RHH: Along similar lines, though Sad Janet’s premise is farcical in its details, most of the accusations the protagonist lobs at Big Pharma are totally applicable to today’s reality. To what degree did you intend for the novel to serve as an indictment of the industry? And do you agree with Janet that gender dynamics (in the sense that mostly women are medicated and mostly men are profiting) are at the crux what’s dangerous about the increasing ubiquity of antidepressants?
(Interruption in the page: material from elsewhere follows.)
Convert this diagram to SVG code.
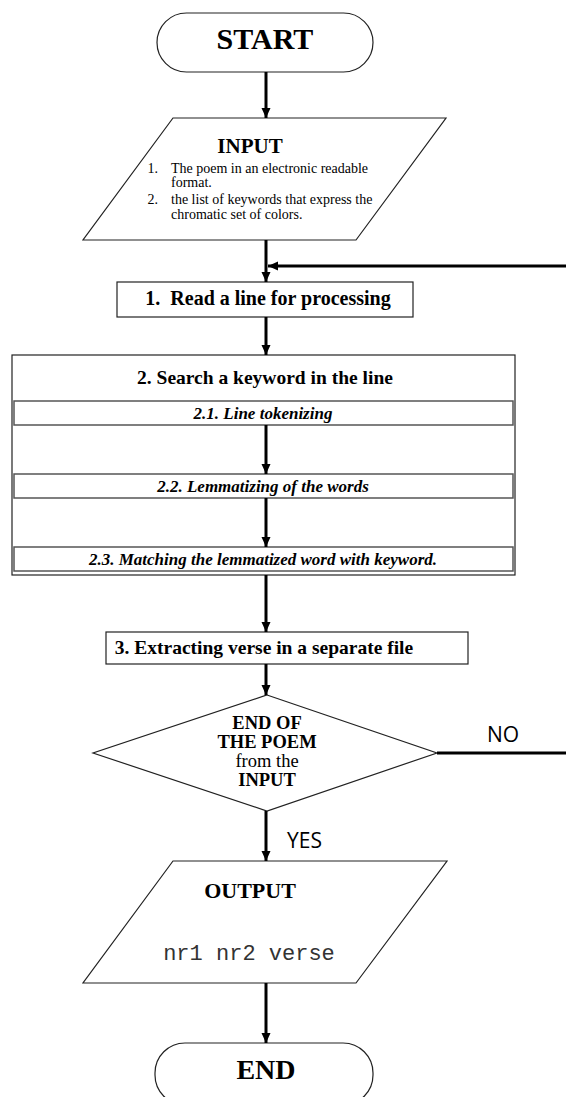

LB: I mean I didn’t write it to be like big pharma is bad, but it is obviously. It’s just one woman’s story, it’s not supposed to speak for anyone else. I’m a huge believer in whatever works for you. There are millions of women that antidepressants have truly helped lead more normal lives but then there are a million more who maybe didn’t need them but weren’t really understood or listened to or shown a different way. It’s still mostly men in control of the world and women’s bodies though, and that’s not ok.
RHH: Maybe it’s wishful thinking, but Janet has a little bit of a queer streak, yeah? Her meaningful relationships in the present are all with women, and though those relationships are platonic, she often invokes less-than-platonic frameworks to describe things, like when she swaps reading lists with her friend Emma and calls it their “version of phone sex.”
LB: Janet doesn’t believe in labels but is probably queer, yeah, I mean I’m one of those people that is into people and wants to be a person and doesn’t go in for labels either. She’s wary of most people though so she’s probably asexual if anything.
RHH: I just finished reading and watching Normal People, and one of the things I found interesting about it, and that’s also true of your novel, is that internal obstacles take precedence over external ones. It’s super realistic, but it’s also risky, from a narrative perspective. How do you keep a reader from getting frustrated when a character won’t get out of their own way? I didn’t get frustrated with Janet, or at least not in a way that made me want to stop reading. To that end, what tips do you have for novelists about writing a character who’s her own worst enemy?
LB: Oh man, I mean I’m someone that’s definitely their worst enemy and spent a lot of time in my own head, I mean I think we write these imaginary places and people so we can get out of our own reality in a way, especially now, I’m so grateful I get that escape, but then we get caught up in these imaginary people’s heads, so it’s madness, it’s all madness.
I would never give anyone writing advice, it’s whatever works for you, just stay true to your characters, you have to let them do their thing, something I find hard but also great is you have to give yourself up to that, like you have to go willingly into the madness a bit.
I guess it comes back to that likeability thing again though, even if a character is a pain in the ass you have to find what makes you root for them. I hope people root for Janet.
Lucie Britsch has written for Catapult Story, Vol. 1 Brooklyn, Split Lip Magazine, and The Sun, and her writing has been nominated for a Pushcart Prize. Sad Janet is her first novel.